Hedge Funds: The impact of AIFMD on hedge funds was discussed at length. The choice of domicile for the AIF is largely influenced by the investors: when Continental European investors are involved, Luxembourg is their preferred location. Taxation remains an issue that needs to be considered by asset managers when choosing their AIF’s domicile. Regarding the distribution of AIFs, the general consensus was that notification to regulators seems to be going well. Private placements are still an option, but some countries are stricter than others, meaning that it really depends on the distribution strategy of the asset managers. Finally, with regards to valuation, it is recommended to have a valuation committee in place with robust processes for the identification of sources and escalation procedures for illiquid positions.
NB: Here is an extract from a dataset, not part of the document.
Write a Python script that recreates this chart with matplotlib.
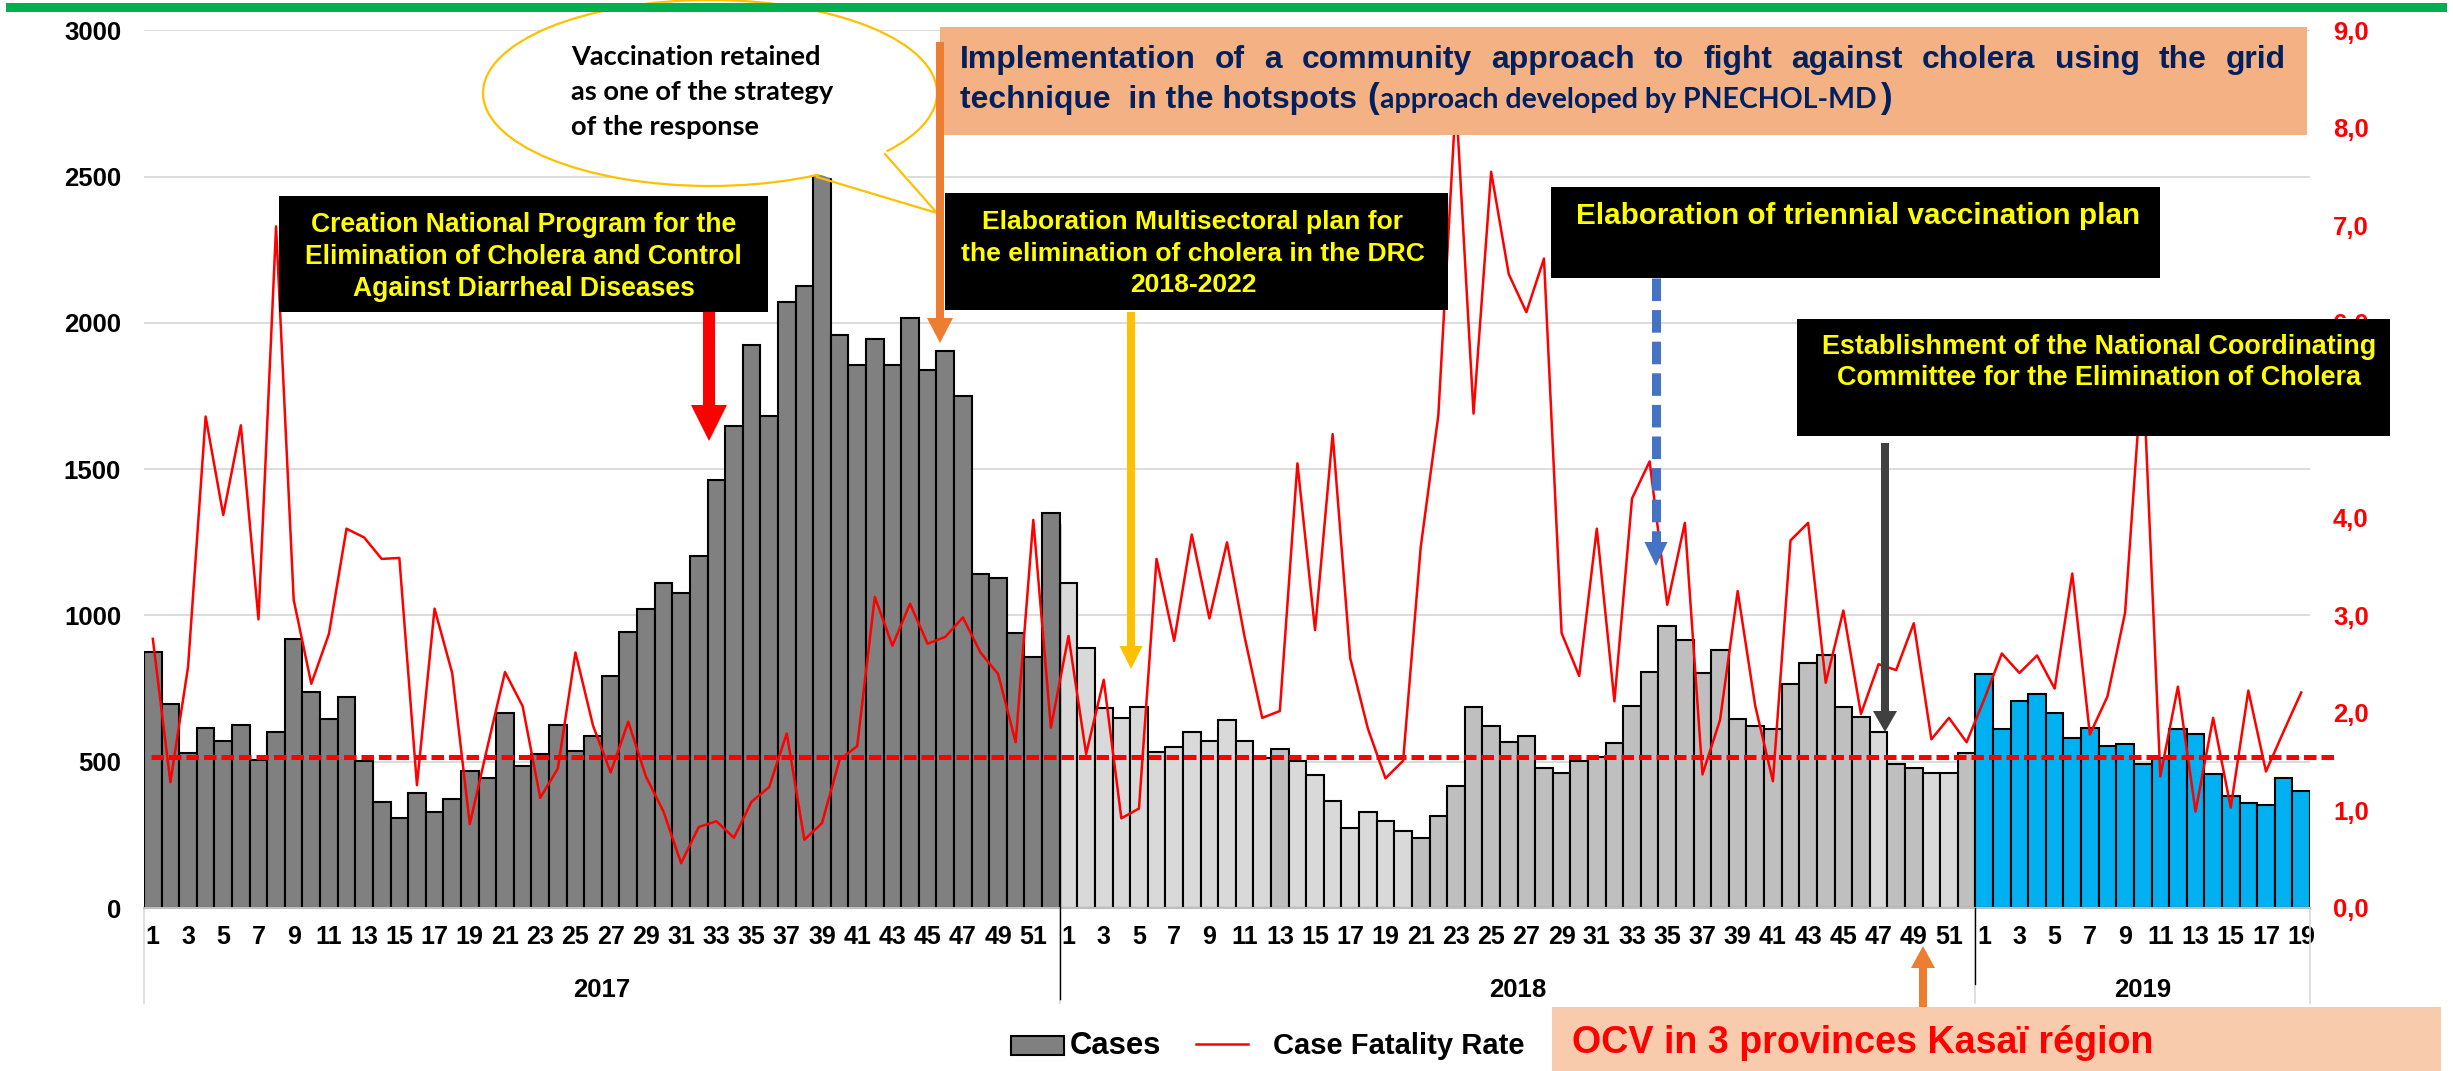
import numpy as np
import matplotlib
matplotlib.use("Agg")
import matplotlib.pyplot as plt
import matplotlib.transforms as mtransforms
from matplotlib.patches import Rectangle, Ellipse, Polygon
from matplotlib.lines import Line2D

# ---------------- data ----------------
years = ["2017", "2018", "2019"]
weeks_2017 = list(range(1, 53))
weeks_2018 = list(range(1, 53))
weeks_2019 = list(range(1, 20))

cases_2017 = [875, 696, 530, 615, 570, 627, 506, 602, 919, 737,
              646, 722, 501, 364, 307, 392, 327, 373, 468, 446,
              665, 485, 527, 627, 536, 587, 792, 945, 1021, 1111,
              1077, 1203, 1462, 1649, 1923, 1682, 2070, 2127, 2560, 1960,
              1856, 1945, 1856, 2018, 1840, 1905, 1749, 1141, 1128, 940,
              858, 1350]
cases_2018 = [1110, 888, 683, 648, 688, 532, 549, 601, 571, 641,
              570, 514, 544, 504, 454, 367, 272, 327, 298, 264,
              239, 314, 418, 688, 622, 567, 589, 480, 461, 502,
              515, 565, 692, 807, 964, 915, 802, 882, 646, 623,
              613, 767, 837, 864, 688, 652, 601, 491, 480, 460,
              463, 529]
cases_2019 = [800, 613, 708, 733, 665, 582, 617, 555, 561, 493,
              514, 613, 596, 459, 383, 360, 353, 445, 400]

cfr_2017 = [2.76, 1.29, 2.47, 5.04, 4.03, 4.95, 2.96, 6.99, 3.16, 2.30,
            2.81, 3.89, 3.80, 3.58, 3.59, 1.26, 3.07, 2.41, 0.86, 1.65,
            2.42, 2.07, 1.13, 1.43, 2.62, 1.87, 1.39, 1.91, 1.35, 0.99,
            0.46, 0.83, 0.89, 0.72, 1.09, 1.24, 1.79, 0.70, 0.87, 1.52,
            1.66, 3.19, 2.69, 3.12, 2.71, 2.78, 2.98, 2.62, 2.40, 1.70,
            3.98, 1.85]
cfr_2018 = [2.79, 1.58, 2.34, 0.92, 1.02, 3.58, 2.74, 3.83, 2.97, 3.75,
            2.78, 1.95, 2.02, 4.56, 2.85, 4.86, 2.56, 1.84, 1.33, 1.51,
            3.70, 5.05, 8.30, 5.07, 7.55, 6.50, 6.11, 6.66, 2.82, 2.38,
            3.89, 2.12, 4.20, 4.58, 3.11, 3.95, 1.37, 1.93, 3.25, 2.07,
            1.30, 3.77, 3.95, 2.31, 3.05, 1.99, 2.50, 2.44, 2.92, 1.73,
            1.95, 1.70]
cfr_2019 = [2.14, 2.61, 2.41, 2.59, 2.25, 3.43, 1.78, 2.17, 3.03, 5.60,
            1.35, 2.27, 0.99, 1.95, 1.03, 2.23, 1.40, 1.81, 2.21]

cfr_reference = 1.55

# bar shading (style): D = dark grey, L = light grey, M = medium grey, B = blue
shade_2017 = ["D"] * 52
shade_2018 = (["L"] * 12 + ["M"] + ["L"] * 7 + ["M"] * 26 + ["L"] + ["M"] * 2
              + ["L"] * 2 + ["M"])
shade_2019 = ["B"] * 19
shade_colors = {"D": "#808080", "L": "#d9d9d9", "M": "#bfbfbf", "B": "#00b0f0"}

# ---------------- figure ----------------
W, H, DPI = 2453, 1071, 100
plt.rcParams["font.family"] = ["Liberation Sans", "DejaVu Sans"]
fig = plt.figure(figsize=(W / DPI, H / DPI), dpi=DPI)
fig.patch.set_facecolor("white")

PIX = mtransforms.Affine2D().scale(1 / W, -1 / H).translate(0, 1) + fig.transFigure

ax = fig.add_axes([144 / W, 1 - 908 / H, (2310 - 144) / W, (908 - 30.4) / H])
ax2 = ax.twinx()

cases = cases_2017 + cases_2018 + cases_2019
cfr = cfr_2017 + cfr_2018 + cfr_2019
shades = shade_2017 + shade_2018 + shade_2019
weeks = weeks_2017 + weeks_2018 + weeks_2019
n = len(cases)
x = np.arange(n)

ax.bar(x, cases, width=1.0, color=[shade_colors[s] for s in shades],
       edgecolor="black", linewidth=1.5, zorder=2)
ax.set_xlim(-0.5, n - 0.5)
ax.set_ylim(0, 3000)
ax.set_yticks(range(0, 3001, 500))
ax.yaxis.grid(True, color="#d9d9d9", linewidth=1.3)
ax.set_axisbelow(True)
for sp in ["top", "left", "right"]:
    ax.spines[sp].set_visible(False)
ax.spines["bottom"].set_color("#bfbfbf")
ax.spines["bottom"].set_linewidth(1.5)
ax.tick_params(axis="y", length=0, pad=16.5, labelsize=18.5)
for lab in ax.get_yticklabels():
    lab.set_fontweight("bold")

odd_idx = [i for i, w in enumerate(weeks) if w % 2 == 1]
ax.set_xticks(odd_idx)
ax.set_xticklabels([str(weeks[i]) for i in odd_idx], fontsize=18, fontweight="bold")
ax.tick_params(axis="x", length=0, pad=12)

ax2.plot(x, cfr, color="red", linewidth=1.8, zorder=3)
ax2.plot([-0.1, n + 1.1], [cfr_reference, cfr_reference], color="red",
         linewidth=3.6, dashes=(2.5, 1.0), clip_on=False, zorder=3)
ax2.set_ylim(0, 9)
ax2.set_yticks(np.arange(0, 9.1, 1))
ax2.set_yticklabels([f"{v:.1f}".replace(".", ",") for v in np.arange(0, 9.1, 1)],
                    color="red", fontsize=18.5, fontweight="bold")
ax2.tick_params(axis="y", length=0, pad=16.5)
for sp in ax2.spines.values():
    sp.set_visible(False)

# year labels and separators
XPIX = mtransforms.blended_transform_factory(ax.transData, PIX)
starts = [0, len(cases_2017), len(cases_2017) + len(cases_2018), n]
for yr, a, b in zip(years, starts[:-1], starts[1:]):
    ax.text((a + b - 1) / 2, 997, yr, transform=XPIX, ha="center", va="baseline",
            fontsize=18.5, fontweight="bold")
for s in starts:
    ax.add_line(Line2D([s - 0.5, s - 0.5], [908, 1003], transform=XPIX,
                       color="#d9d9d9", linewidth=1.2, clip_on=False))
ax.add_line(Line2D([starts[1] - 0.5] * 2, [524, 999], transform=XPIX,
                   color="black", linewidth=1.0, clip_on=False, zorder=4))
ax.add_line(Line2D([starts[2] - 0.5] * 2, [908, 984], transform=XPIX,
                   color="black", linewidth=1.0, clip_on=False, zorder=4))

# ---------------- annotation helpers ----------------
R = fig.canvas.get_renderer()


def rect(x0, y0, x1, y1, fc, z=5, ec="none", lw=0):
    fig.add_artist(Rectangle((x0, y0), x1 - x0, y1 - y0, transform=PIX,
                             facecolor=fc, edgecolor=ec, linewidth=lw, zorder=z))


def text(xp, yp, s, size, ha="left", va="baseline", z=6, **kw):
    return fig.text(xp, yp, s, transform=PIX, fontsize=size, ha=ha, va=va,
                    zorder=z, **kw)


def width_of(t):
    return t.get_window_extent(renderer=R).width


def fit_size(s, width, **kw):
    t = fig.text(0, 0, s, fontsize=20, **kw)
    w = width_of(t)
    t.remove()
    return 20 * width / w


def arrow(xc, y0, y1, shaft, head_w, head_len, color, z=7):
    d = 1 if y1 > y0 else -1
    yb = y1 - d * head_len
    pts = [(xc - shaft / 2, y0), (xc + shaft / 2, y0), (xc + shaft / 2, yb),
           (xc + head_w / 2, yb), (xc, y1), (xc - head_w / 2, yb),
           (xc - shaft / 2, yb)]
    fig.add_artist(Polygon(pts, closed=True, transform=PIX, facecolor=color,
                           edgecolor="none", zorder=z))


def justified(words, x0, x1, y, size, **kw):
    ts = [text(0, y, w, size, **kw) for w in words]
    ws = [width_of(t) for t in ts]
    gap = (x1 - x0 - sum(ws)) / (len(words) - 1)
    xx = x0
    for t, w in zip(ts, ws):
        t.set_position((xx, y))
        xx += w + gap


ARIAL = dict(fontweight="bold", family=["Liberation Sans", "DejaVu Sans"])
CALI = dict(fontweight="bold", family=["Lato", "DejaVu Sans"])
YEL = "#ffff00"
NAVY = "#002060"

# top green rule
rect(6, 3, 2447, 12, "#00b050", z=9)

# speech bubble
fig.add_artist(Ellipse((710, 93), 454, 186, transform=PIX, facecolor="white",
                       edgecolor="#ffc000", linewidth=1.6, zorder=5))
fig.add_artist(Polygon([(812, 172), (884, 148), (937, 213)], closed=True,
                       transform=PIX, facecolor="white", edgecolor="none", zorder=5.1))
fig.add_artist(Line2D([817, 937, 885], [177, 213, 154], transform=PIX,
                      color="#ffc000", linewidth=1.6, zorder=5.2))
bsize = fit_size("Vaccination retained", 251, **CALI)
for s, yb in zip(["Vaccination retained", "as one of the strategy", "of the response"],
                 [65, 100, 135]):
    text(571, yb, s, bsize, color="black", **CALI)

# orange top box
rect(940, 27, 2307, 135, "#f4b183", z=5)
tsize = fit_size("cholera", 113, **ARIAL)
justified("Implementation of a community approach to fight against cholera using the grid".split(),
          960, 2286, 68, tsize, color=NAVY, **ARIAL)
text(960, 108, "technique  in the hotspots", tsize, color=NAVY, **ARIAL)
text(1367, 108, "(", tsize * 1.1, color=NAVY, **ARIAL)
psize = fit_size("approach developed by PNECHOL-MD", 498, **CALI)
text(1380, 108, "approach developed by PNECHOL-MD", psize, color=NAVY, **CALI)
text(1880, 108, ")", tsize * 1.1, color=NAVY, **ARIAL)
arrow(940, 42, 343, 8, 26, 25, "#ed7d31")

# black box 1
rect(279, 196, 768, 312, "black")
s1 = fit_size("Elimination of Cholera and Control", 437, **ARIAL)
for s, yb in zip(["Creation National Program for the",
                  "Elimination of Cholera and Control",
                  "Against Diarrheal Diseases"], [232, 264, 296]):
    text(523.5, yb, s, s1, ha="center", color=YEL, **ARIAL)
arrow(709, 312, 441, 12, 36, 36, "red")

# black box 2
rect(945, 193, 1448, 310, "black")
s2 = fit_size("the elimination of cholera in the DRC", 463, **ARIAL)
for s, yb in zip(["Elaboration Multisectoral plan for",
                  "the elimination of cholera in the DRC", "2018-2022"],
                 [229, 261, 292]):
    text(1193, yb, s, s2, ha="center", color=YEL, **ARIAL)
arrow(1131, 312, 669, 8, 23, 23, "#ffc000")

# black box 3
rect(1551, 187, 2160, 278, "black")
s3 = fit_size("Elaboration of triennial vaccination plan", 563, **ARIAL)
text(1576, 224, "Elaboration of triennial vaccination plan", s3, color=YEL, **ARIAL)
fig.add_artist(Line2D([1656, 1656], [278, 542], transform=PIX, color="#4472c4",
                      linewidth=6.5, dashes=(2.5, 1.0), zorder=7))
arrow(1656, 540, 566, 0.1, 23, 24, "#4472c4")

# black box 4
rect(1797, 319, 2390, 436, "black")
s4 = fit_size("Establishment of the National Coordinating", 555, **ARIAL)
for s, yb in zip(["Establishment of the National Coordinating",
                  "Committee for the Elimination of Cholera"], [354, 385]):
    text(2099, yb, s, s4, ha="center", color=YEL, **ARIAL)
arrow(1885, 443, 732, 8, 24, 21, "#404040")

# OCV box
rect(1552, 1007, 2441, 1075, "#f8cbad")
s5 = fit_size("OCV in 3 provinces Kasaï région", 580, **ARIAL)
text(1572, 1053, "OCV in 3 provinces Kasaï région", s5, color="red", **ARIAL)
arrow(1923, 1007, 946, 8, 24, 22, "#ed7d31")

# legend
rect(1011, 1036, 1064, 1055, "#808080", z=6, ec="black", lw=1.5)
lsz = fit_size("Cases", 91, **ARIAL)
text(1070, 1054, "Cases", lsz, color="black", **ARIAL)
fig.add_artist(Line2D([1196, 1248], [1044, 1044], transform=PIX, color="red",
                      linewidth=1.8, zorder=6))
lsz2 = fit_size("Case Fatality Rate", 250, **ARIAL)
text(1273, 1054, "Case Fatality Rate", lsz2, color="black", **ARIAL)

fig.savefig("out.png", dpi=DPI, facecolor="white")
Real Estate: The BEPS (base erosion and profit shifting) draft proposals are likely to impact how alternative investment funds are set-up. Together with AIFMD, these measures should lead to a consolidation and concentration of senior substance, as well as experts, in key jurisdictions. Substance is becoming a critical topic and Luxembourg should seize this opportunity to further strengthen its prime jurisdiction status for the launch of investment funds.
Private Equity: the discussion started with a survey about the large Private Equity firms’ perceptions about the Luxembourg environment and, specifically, its key strengths and weaknesses. Interestingly, a significant number of General Partners are considering Luxembourg as a potential location for their fundraising vehicle. Yves explained how to address the challenge of valuation in an AIFMD setting and how to find innovative solutions while remaining cost effective. The developments behind the OECD paper on BEPS was also highlighted, especially the need to strengthen real substance.
Luxembourg remains the leading domicile for Responsible Investing Funds in Europe; this is based upon the country’s long track record and reputation in the financial sector and also as the place with the investment vehicles which asset managers are looking for. Impact Investing and Microfinance are also being addressed, with the creation of tailored legal structures – such as the social impact company and EU SEF – which address these niche markets. Promoters of mainstream SRI funds will also be very pleased to hear that LuxFLAG, the Luxembourg Fund labelling agency, has also just issued an International ESG fund label (in addition to the existing microfinance and environmental labels), addressing the lack of an internationally recognized label for mainstream SRI funds.